**WHAT YOU SHOULD DO:**
Skip every picture, and extract verbatim the lines from the line containing "Write a Python" to the line containing "mec=col, mew=0, zorder=z)", both lines included.

**EXERCISE INPUTS:**
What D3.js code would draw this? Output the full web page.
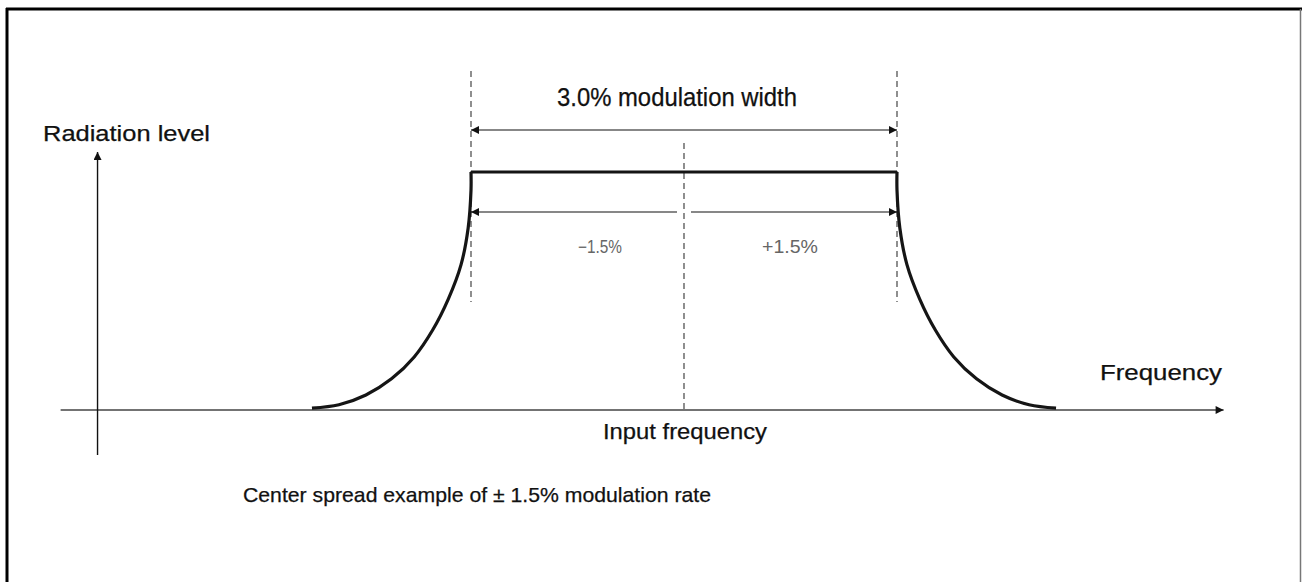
<!DOCTYPE html>
<html><head><meta charset="utf-8">
<script src="https://cdn.jsdelivr.net/npm/d3@7/dist/d3.min.js"></script>
<style>html,body{margin:0;padding:0;background:#fff;overflow:hidden}svg{display:block}</style>
</head><body>
<script>
// Data: x = deviation from input frequency (%), y = relative radiation level
const leftEdge = [[-2.62,0.008],[-2.43,0.022],[-2.24,0.063],[-2.06,0.131],[-1.90,0.223],[-1.77,0.336],[-1.66,0.466],[-1.57,0.611],[-1.52,0.765],[-1.50,0.924],[-1.50,1.0]];
const plateau = [[-1.5,1.0],[1.5,1.0]];
const rightEdge = [[1.50,1.0],[1.50,0.924],[1.52,0.765],[1.57,0.611],[1.66,0.466],[1.77,0.336],[1.90,0.223],[2.06,0.131],[2.24,0.063],[2.43,0.022],[2.62,0.008]];
const spreadBounds = [-1.5, 1.5];
const centerFreq = 0;
const labels = {
  y: "Radiation level", x: "Frequency", center: "Input frequency",
  width: "3.0% modulation width", minus: "\u22121.5%", plus: "+1.5%",
  caption: "Center spread example of \u00b1 1.5% modulation rate"
};

const W = 1302, H = 582;
const svg = d3.select("body").append("svg").attr("width", W).attr("height", H);
const x = d3.scaleLinear().domain([-1.5, 1.5]).range([471, 897]);
const y = d3.scaleLinear().domain([0, 1]).range([410, 172]);

const defs = svg.append("defs");
defs.append("marker").attr("id","ah").attr("viewBox","0 0 10 10").attr("refX",10).attr("refY",5)
  .attr("markerWidth",11).attr("markerHeight",8).attr("markerUnits","userSpaceOnUse").attr("orient","auto-start-reverse")
  .append("path").attr("d","M0,0L10,5L0,10z").attr("fill","#111");

// frame
svg.append("line").attr("x1",7).attr("x2",7).attr("y1",8).attr("y2",H).attr("stroke","#000").attr("stroke-width",3);
svg.append("line").attr("x1",6).attr("x2",W).attr("y1",9).attr("y2",9).attr("stroke","#000").attr("stroke-width",3);
svg.append("line").attr("x1",1300.5).attr("x2",1300.5).attr("y1",9).attr("y2",H).attr("stroke","#777").attr("stroke-width",1.5);

// axes
svg.append("line").attr("x1",x(-4.39)).attr("x2",x(3.80)).attr("y1",y(0)).attr("y2",y(0))
  .attr("stroke","#444").attr("stroke-width",1.6).attr("marker-end","url(#ah)");
svg.append("line").attr("x1",x(-4.13)).attr("x2",x(-4.13)).attr("y1",455).attr("y2",152)
  .attr("stroke","#111").attr("stroke-width",1.4).attr("marker-end","url(#ah)");

// dashed guides
const dash = svg.append("g").attr("stroke","#333").attr("stroke-width",1.1).attr("stroke-dasharray","6,4");
spreadBounds.forEach(v => dash.append("line").attr("x1",x(v)).attr("x2",x(v)).attr("y1",71).attr("y2",302));
dash.append("line").attr("x1",x(centerFreq)).attr("x2",x(centerFreq)).attr("y1",143).attr("y2",y(0));

// dimension arrows
svg.append("line").attr("x1",x(-1.5)).attr("x2",x(1.5)).attr("y1",130).attr("y2",130)
  .attr("stroke","#111").attr("stroke-width",1.2).attr("marker-start","url(#ah)").attr("marker-end","url(#ah)");
svg.append("line").attr("x1",x(centerFreq)-7).attr("x2",x(-1.5)).attr("y1",212).attr("y2",212)
  .attr("stroke","#111").attr("stroke-width",1.2).attr("marker-end","url(#ah)");
svg.append("line").attr("x1",x(centerFreq)+7).attr("x2",x(1.5)).attr("y1",212).attr("y2",212)
  .attr("stroke","#111").attr("stroke-width",1.2).attr("marker-end","url(#ah)");

// spectrum curve
const smooth = d3.line().x(d=>x(d[0])).y(d=>y(d[1])).curve(d3.curveCatmullRom.alpha(0.5));
const lineLin = d3.line().x(d=>x(d[0])).y(d=>y(d[1]));
const curveStyle = s => s.attr("fill","none").attr("stroke","#151515").attr("stroke-width",3.2).attr("stroke-linejoin","miter");
svg.append("path").attr("d", smooth(leftEdge)).call(curveStyle);
svg.append("path").attr("d", lineLin(plateau)).call(curveStyle);
svg.append("path").attr("d", smooth(rightEdge)).call(curveStyle);

// text
const ff = "Liberation Sans, Arial, sans-serif";
function txt(t, xx, yy, size, len, fill, sw){
  const e = svg.append("text").attr("x",xx).attr("y",yy).attr("font-family",ff).attr("font-size",size)
    .attr("fill",fill||"#111").attr("stroke",fill||"#111").attr("stroke-width",sw===undefined?0.25:sw).text(t);
  if (len) e.attr("textLength",len).attr("lengthAdjust","spacingAndGlyphs");
  return e;
}
txt(labels.width, 557, 106, 25, 240);
txt(labels.y, 43, 141, 21.5, 167);
txt(labels.minus, 578, 253, 18, 44, "#666", 0);
txt(labels.plus, 762, 253, 18, 56, "#666", 0);
txt(labels.x, 1100, 380, 21.5, 122);
txt(labels.center, 603, 439, 21.5, 164);
txt(labels.caption, 243, 502, 21, 468);
</script>
</body></html>
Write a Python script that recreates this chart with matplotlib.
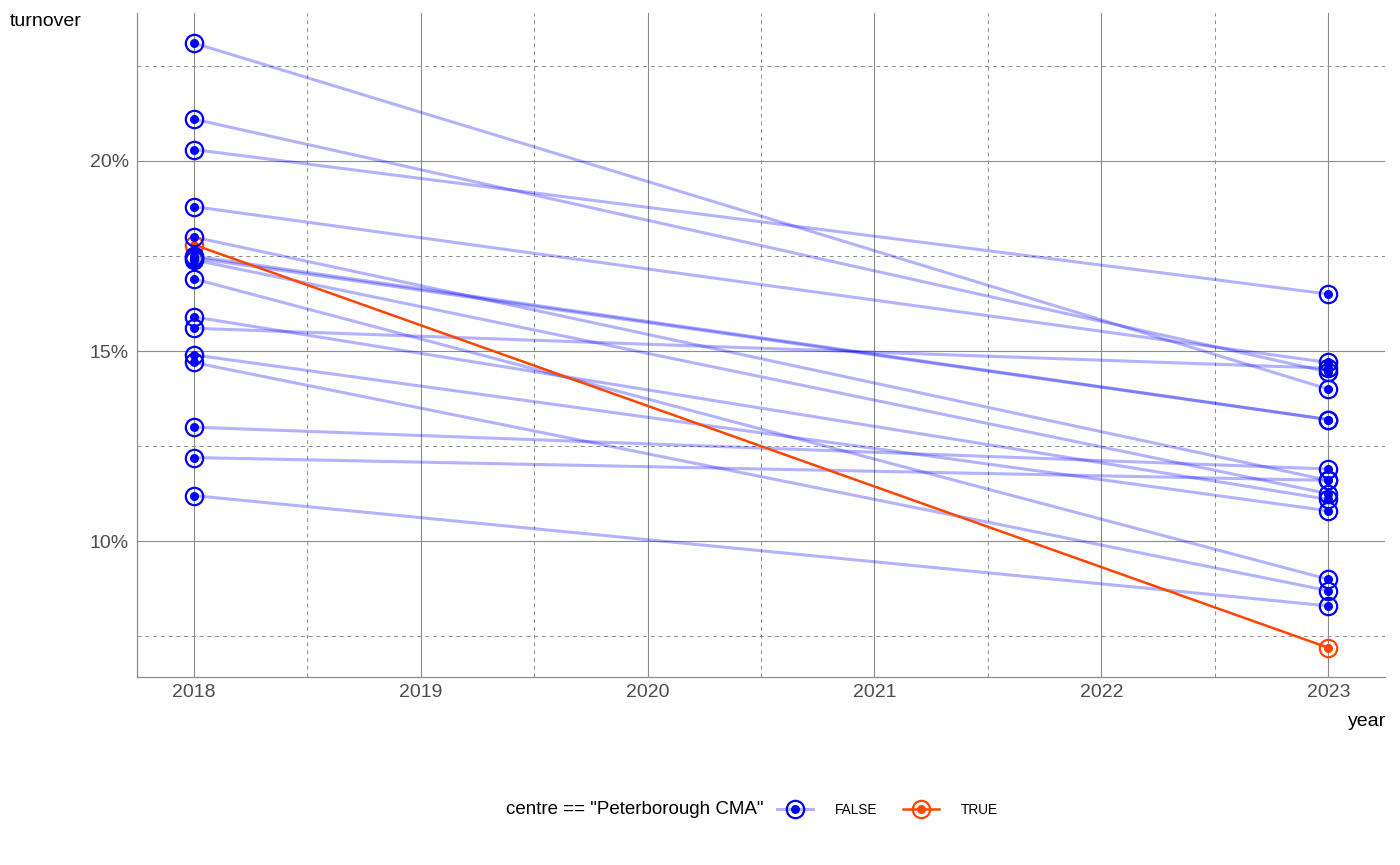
import matplotlib
matplotlib.use("Agg")
import matplotlib.pyplot as plt
from matplotlib.lines import Line2D
from matplotlib.ticker import FuncFormatter

plt.rcParams['font.family'] = ['Liberation Sans', 'DejaVu Sans']

# ---- data ----
years = [2018, 2023]
turnover_2018 = [23.1, 21.1, 20.3, 18.8, 18.0, 17.5, 17.45, 17.4, 16.9, 15.9, 15.6, 14.9, 14.7, 13.0, 12.2, 11.2]
turnover_2023 = [14.0, 14.45, 16.5, 14.7, 11.6, 13.2, 13.2, 11.25, 9.0, 11.1, 14.55, 10.8, 8.7, 11.9, 11.6, 8.3]
peterborough_2018 = 17.8
peterborough_2023 = 7.2
legend_title = 'centre == "Peterborough CMA"'
legend_labels = ['FALSE', 'TRUE']
y_major = [10, 15, 20]
y_minor = [7.5, 12.5, 17.5, 22.5]
x_major = [2018, 2019, 2020, 2021, 2022, 2023]
x_minor = [2018.5, 2019.5, 2020.5, 2021.5, 2022.5]

blue = '#0000FF'
red = '#FF4500'
grid_col = '#8C8C8C'
OUT_MS, OUT_MEW, IN_MS = 12.5, 1.6, 6.5

fig = plt.figure(figsize=(14, 8.65), dpi=100)
ax = fig.add_axes([137/1400, 1-677/865, (1385-137)/1400, (677-13)/865])

# grid
for v in y_major:
    ax.axhline(v, color=grid_col, lw=0.8, zorder=0)
for v in y_minor:
    ax.axhline(v, color=grid_col, lw=0.7, ls=(0, (4, 4)), zorder=0)
for v in x_major:
    ax.axvline(v, color=grid_col, lw=0.8, zorder=0)
for v in x_minor:
    ax.axvline(v, color=grid_col, lw=0.7, ls=(0, (4, 4)), zorder=0)

# lines
for a, b in zip(turnover_2018, turnover_2023):
    ax.plot(years, [a, b], color=blue, alpha=0.3, lw=2.2, solid_capstyle='butt', zorder=2)
ax.plot(years, [peterborough_2018, peterborough_2023], color=red, lw=1.8, zorder=3)

# markers
def pts(xs, ys, col, z):
    ax.plot(xs, ys, ls='none', marker='o', ms=OUT_MS, mfc='none', mec=col, mew=OUT_MEW, zorder=z)
    ax.plot(xs, ys, ls='none', marker='o', ms=IN_MS, mfc=col, mec=col, mew=0, zorder=z)

pts(years, [peterborough_2018, peterborough_2023], red, 4)
pts([2018]*len(turnover_2018), turnover_2018, blue, 5)
pts([2023]*len(turnover_2023), turnover_2023, blue, 5)

ax.set_xlim(2017.75, 2023.25)
ax.set_ylim(6.43, 23.89)
ax.set_yticks(y_major)
ax.set_xticks(x_major)
ax.yaxis.set_major_formatter(FuncFormatter(lambda v, p: f"{v:.0f}%"))
ax.tick_params(axis='both', length=0, labelsize=14, labelcolor='#4D4D4D')
ax.tick_params(axis='x', pad=5)
ax.tick_params(axis='y', pad=6)
for s in ['top', 'right']:
    ax.spines[s].set_visible(False)
for s in ['left', 'bottom']:
    ax.spines[s].set_color(grid_col)
    ax.spines[s].set_linewidth(0.9)

fig.text(10/1400, 1-21/865, 'turnover', fontsize=14, ha='left', va='center')
fig.text(1386/1400, 1-721/865, 'year', fontsize=14, ha='right', va='center')

# legend
fig.text(506/1400, 1-810/865, legend_title, fontsize=13.5, ha='left', va='center')
h_false = (Line2D([], [], color=blue, alpha=0.3, lw=2.2),
           Line2D([], [], ls='none', marker='o', ms=OUT_MS, mfc='none', mec=blue, mew=OUT_MEW),
           Line2D([], [], ls='none', marker='o', ms=IN_MS, mfc=blue, mec=blue, mew=0))
h_true = (Line2D([], [], color=red, lw=1.8),
          Line2D([], [], ls='none', marker='o', ms=OUT_MS, mfc='none', mec=red, mew=OUT_MEW),
          Line2D([], [], ls='none', marker='o', ms=IN_MS, mfc=red, mec=red, mew=0))
fig.legend([h_false, h_true], legend_labels, loc='center left',
           bbox_to_anchor=(777/1400, 1-810/865), ncol=2, frameon=False,
           fontsize=9.8, handlelength=2.65, handletextpad=1.6, columnspacing=1.9,
           borderpad=0, borderaxespad=0)

fig.savefig('out.png', dpi=100)
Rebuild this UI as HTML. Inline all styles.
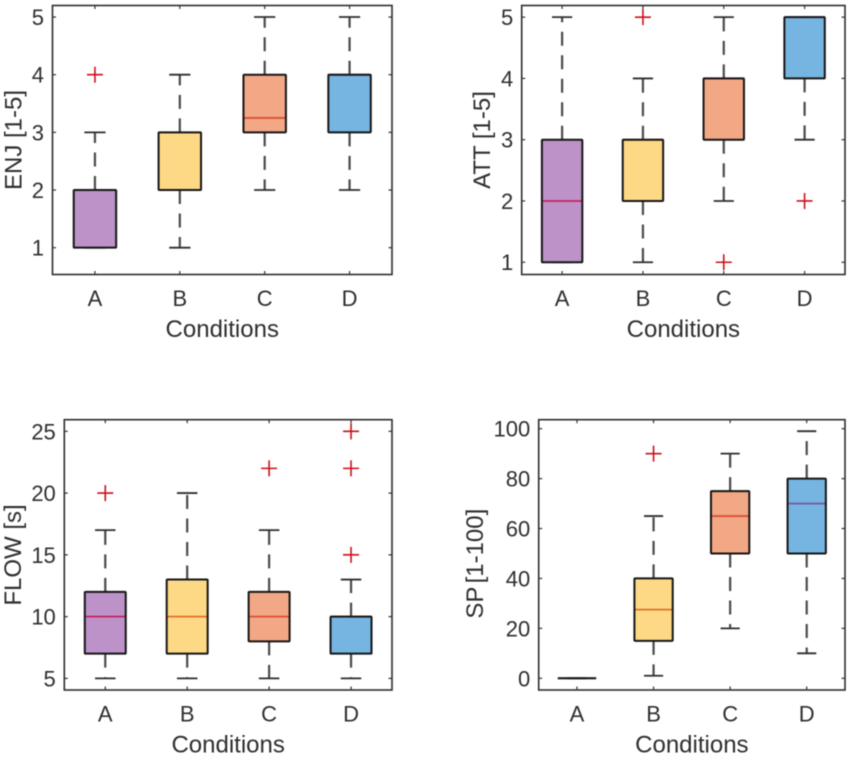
<!DOCTYPE html>
<html>
<head>
<meta charset="utf-8">
<title>Box plots by condition</title>
<style>
html,body{margin:0;padding:0;background:#fff;width:851px;height:759px;overflow:hidden}
svg{display:block;filter:blur(0.4px)}
text{font-family:"Liberation Sans",Arial,sans-serif;fill:#2e2e2e}
</style>
</head>
<body>
<svg id="chart" width="851" height="759" viewBox="0 0 851 759" xmlns="http://www.w3.org/2000/svg"></svg>
<script>
const categories = ['A', 'B', 'C', 'D'];

const enjQ1 = [1, 2, 3, 3];
const enjMedian = [2, 3, 3.25, 4];
const enjQ3 = [2, 3, 4, 4];
const enjLow = [1, 1, 2, 2];
const enjHigh = [3, 4, 5, 5];
const enjOutliers = [[4], [], [], []];
const enjTicks = [1, 2, 3, 4, 5];

const attQ1 = [1, 2, 3, 4];
const attMedian = [2, 3, 4, 5];
const attQ3 = [3, 3, 4, 5];
const attLow = [1, 1, 2, 3];
const attHigh = [5, 4, 5, 5];
const attOutliers = [[], [5], [1], [2]];
const attTicks = [1, 2, 3, 4, 5];

const flowQ1 = [7, 7, 8, 7];
const flowMedian = [10, 10, 10, 10];
const flowQ3 = [12, 13, 12, 10];
const flowLow = [5, 5, 5, 5];
const flowHigh = [17, 20, 17, 13];
const flowOutliers = [[20], [], [22], [15, 22, 25]];
const flowTicks = [5, 10, 15, 20, 25];

const spQ1 = [0, 15, 50, 50];
const spMedian = [0, 27.5, 65, 70];
const spQ3 = [0, 40, 75, 80];
const spLow = [0, 1, 20, 10];
const spHigh = [0, 65, 90, 99];
const spOutliers = [[], [90], [], []];
const spTicks = [0, 20, 40, 60, 80, 100];

const fills = ['#bd92c9', '#fdd985', '#f3a885', '#76b5e2'];
const medianColors = ['#c4245e', '#e2702c', '#dd4f36', '#7a5aa0'];

const panels = [
  {id: 'enj', title: 'ENJ [1-5]', q1: enjQ1, med: enjMedian, q3: enjQ3, lo: enjLow, hi: enjHigh, out: enjOutliers, ticks: enjTicks,
   left: 52.5, right: 392, top: 5.5, bottom: 274.5, yMin: 0.535, yMax: 5.2, labelX: 21.5, labelY: 140, spacing: 0},
  {id: 'att', title: 'ATT [1-5]', q1: attQ1, med: attMedian, q3: attQ3, lo: attLow, hi: attHigh, out: attOutliers, ticks: attTicks,
   left: 521.7, right: 845, top: 5.5, bottom: 274.5, yMin: 0.8, yMax: 5.19, labelX: 490, labelY: 140, spacing: 0},
  {id: 'flow', title: 'FLOW [s]', q1: flowQ1, med: flowMedian, q3: flowQ3, lo: flowLow, hi: flowHigh, out: flowOutliers, ticks: flowTicks,
   left: 64.3, right: 392, top: 419.7, bottom: 690, yMin: 4.06, yMax: 25.94, labelX: 21, labelY: 555, spacing: 0},
  {id: 'sp', title: 'SP [1-100]', q1: spQ1, med: spMedian, q3: spQ3, lo: spLow, hi: spHigh, out: spOutliers, ticks: spTicks,
   left: 538.7, right: 845, top: 419.7, bottom: 690, yMin: -4.7, yMax: 103.6, labelX: 483, labelY: 563.7, spacing: -3}
];

const NS = 'http://www.w3.org/2000/svg';
const root = document.getElementById('chart');

function make(parent, tag, attrs) {
  const el = document.createElementNS(NS, tag);
  for (const k in attrs) el.setAttribute(k, attrs[k]);
  parent.appendChild(el);
  return el;
}

panels.forEach(function (p) {
  const xScale = function (i) { return p.left + (i + 0.5) / categories.length * (p.right - p.left); };
  const yScale = function (v) { return p.bottom - (v - p.yMin) / (p.yMax - p.yMin) * (p.bottom - p.top); };
  const unit = (p.right - p.left) / categories.length;

  const g = make(root, 'g', {});
  
  

  categories.forEach(function (cat, i) {
    const cx = xScale(i);
    const boxW = unit * 0.5;
    const capW = unit * 0.25;
    const group = make(g, 'g', {});
    
    

    make(group, 'line', {x1: cx, x2: cx, y1: yScale(p.q3[i]), y2: yScale(p.hi[i]), stroke: '#4a4a4a', 'stroke-width': 2.2, 'stroke-dasharray': '14 9.5'});
    make(group, 'line', {x1: cx, x2: cx, y1: yScale(p.q1[i]), y2: yScale(p.lo[i]), stroke: '#4a4a4a', 'stroke-width': 2.2, 'stroke-dasharray': '14 9.5'});
    make(group, 'line', {x1: cx - capW / 2, x2: cx + capW / 2, y1: yScale(p.hi[i]), y2: yScale(p.hi[i]), stroke: '#2e2e2e', 'stroke-width': 1.8});
    make(group, 'line', {x1: cx - capW / 2, x2: cx + capW / 2, y1: yScale(p.lo[i]), y2: yScale(p.lo[i]), stroke: '#2e2e2e', 'stroke-width': 1.8});

    const top = yScale(p.q3[i]);
    const h = yScale(p.q1[i]) - top;
    make(group, 'rect', {x: cx - boxW / 2, y: top, width: boxW, height: h, fill: fills[i], stroke: 'none'});
    make(group, 'line', {x1: cx - boxW / 2, x2: cx + boxW / 2, y1: yScale(p.med[i]), y2: yScale(p.med[i]), stroke: medianColors[i], 'stroke-width': 1.8});
    if (h > 0) {
      make(group, 'rect', {x: cx - boxW / 2, y: top, width: boxW, height: h, fill: 'none', stroke: '#161616', 'stroke-width': 2, rx: 0.8});
    } else {
      make(group, 'line', {x1: cx - boxW / 2, x2: cx + boxW / 2, y1: top, y2: top, stroke: '#161616', 'stroke-width': 2});
    }

    p.out[i].forEach(function (v) {
      const oy = yScale(v);
      const plus = make(group, 'path', {d: 'M' + (cx - 8) + ' ' + oy + 'H' + (cx + 8) + 'M' + cx + ' ' + (oy - 8) + 'V' + (oy + 8), stroke: '#cc101c', 'stroke-width': 1.6, fill: 'none'});
      
      
    });

    make(g, 'line', {x1: cx, x2: cx, y1: p.bottom, y2: p.bottom - 3.5, stroke: '#333', 'stroke-width': 1.2});
    make(g, 'line', {x1: cx, x2: cx, y1: p.top, y2: p.top + 3.5, stroke: '#333', 'stroke-width': 1.2});

    const xt = make(g, 'text', {x: cx, y: p.bottom + 31.5, 'font-size': 22, 'text-anchor': 'middle'});
    xt.textContent = cat;
    
    
  });

  p.ticks.forEach(function (v) {
    const y = yScale(v);
    make(g, 'line', {x1: p.left, x2: p.left + 3.5, y1: y, y2: y, stroke: '#333', 'stroke-width': 1.2});
    make(g, 'line', {x1: p.right, x2: p.right - 3.5, y1: y, y2: y, stroke: '#333', 'stroke-width': 1.2});
    const yt = make(g, 'text', {x: p.left - 8.5, y: y + 8, 'font-size': 22, 'text-anchor': 'end'});
    yt.textContent = v;
    
    
  });

  const frame = make(g, 'rect', {x: p.left, y: p.top, width: p.right - p.left, height: p.bottom - p.top, fill: 'none', stroke: '#2e2e2e', 'stroke-width': 1.6});
  
  

  const xl = make(g, 'text', {x: (p.left + p.right) / 2, y: p.bottom + 62.5, 'font-size': 24, 'text-anchor': 'middle'});
  xl.textContent = 'Conditions';
  
  

  const yl = make(g, 'text', {x: p.labelX, y: p.labelY, 'font-size': 24, 'text-anchor': 'middle', 'word-spacing': p.spacing, transform: 'rotate(-90 ' + p.labelX + ' ' + p.labelY + ')'});
  yl.textContent = p.title;
  
  
});
</script>
</body>
</html>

**OUTPUT FOR THIS TASK:**
Write a Python script that recreates this chart with matplotlib.
import matplotlib
matplotlib.use("Agg")
import matplotlib.pyplot as plt
from matplotlib.lines import Line2D
from matplotlib.ticker import FuncFormatter

plt.rcParams['font.family'] = ['Liberation Sans', 'DejaVu Sans']

# ---- data ----
years = [2018, 2023]
turnover_2018 = [23.1, 21.1, 20.3, 18.8, 18.0, 17.5, 17.45, 17.4, 16.9, 15.9, 15.6, 14.9, 14.7, 13.0, 12.2, 11.2]
turnover_2023 = [14.0, 14.45, 16.5, 14.7, 11.6, 13.2, 13.2, 11.25, 9.0, 11.1, 14.55, 10.8, 8.7, 11.9, 11.6, 8.3]
peterborough_2018 = 17.8
peterborough_2023 = 7.2
legend_title = 'centre == "Peterborough CMA"'
legend_labels = ['FALSE', 'TRUE']
y_major = [10, 15, 20]
y_minor = [7.5, 12.5, 17.5, 22.5]
x_major = [2018, 2019, 2020, 2021, 2022, 2023]
x_minor = [2018.5, 2019.5, 2020.5, 2021.5, 2022.5]

blue = '#0000FF'
red = '#FF4500'
grid_col = '#8C8C8C'
OUT_MS, OUT_MEW, IN_MS = 12.5, 1.6, 6.5

fig = plt.figure(figsize=(14, 8.65), dpi=100)
ax = fig.add_axes([137/1400, 1-677/865, (1385-137)/1400, (677-13)/865])

# grid
for v in y_major:
    ax.axhline(v, color=grid_col, lw=0.8, zorder=0)
for v in y_minor:
    ax.axhline(v, color=grid_col, lw=0.7, ls=(0, (4, 4)), zorder=0)
for v in x_major:
    ax.axvline(v, color=grid_col, lw=0.8, zorder=0)
for v in x_minor:
    ax.axvline(v, color=grid_col, lw=0.7, ls=(0, (4, 4)), zorder=0)

# lines
for a, b in zip(turnover_2018, turnover_2023):
    ax.plot(years, [a, b], color=blue, alpha=0.3, lw=2.2, solid_capstyle='butt', zorder=2)
ax.plot(years, [peterborough_2018, peterborough_2023], color=red, lw=1.8, zorder=3)

# markers
def pts(xs, ys, col, z):
    ax.plot(xs, ys, ls='none', marker='o', ms=OUT_MS, mfc='none', mec=col, mew=OUT_MEW, zorder=z)
    ax.plot(xs, ys, ls='none', marker='o', ms=IN_MS, mfc=col, mec=col, mew=0, zorder=z)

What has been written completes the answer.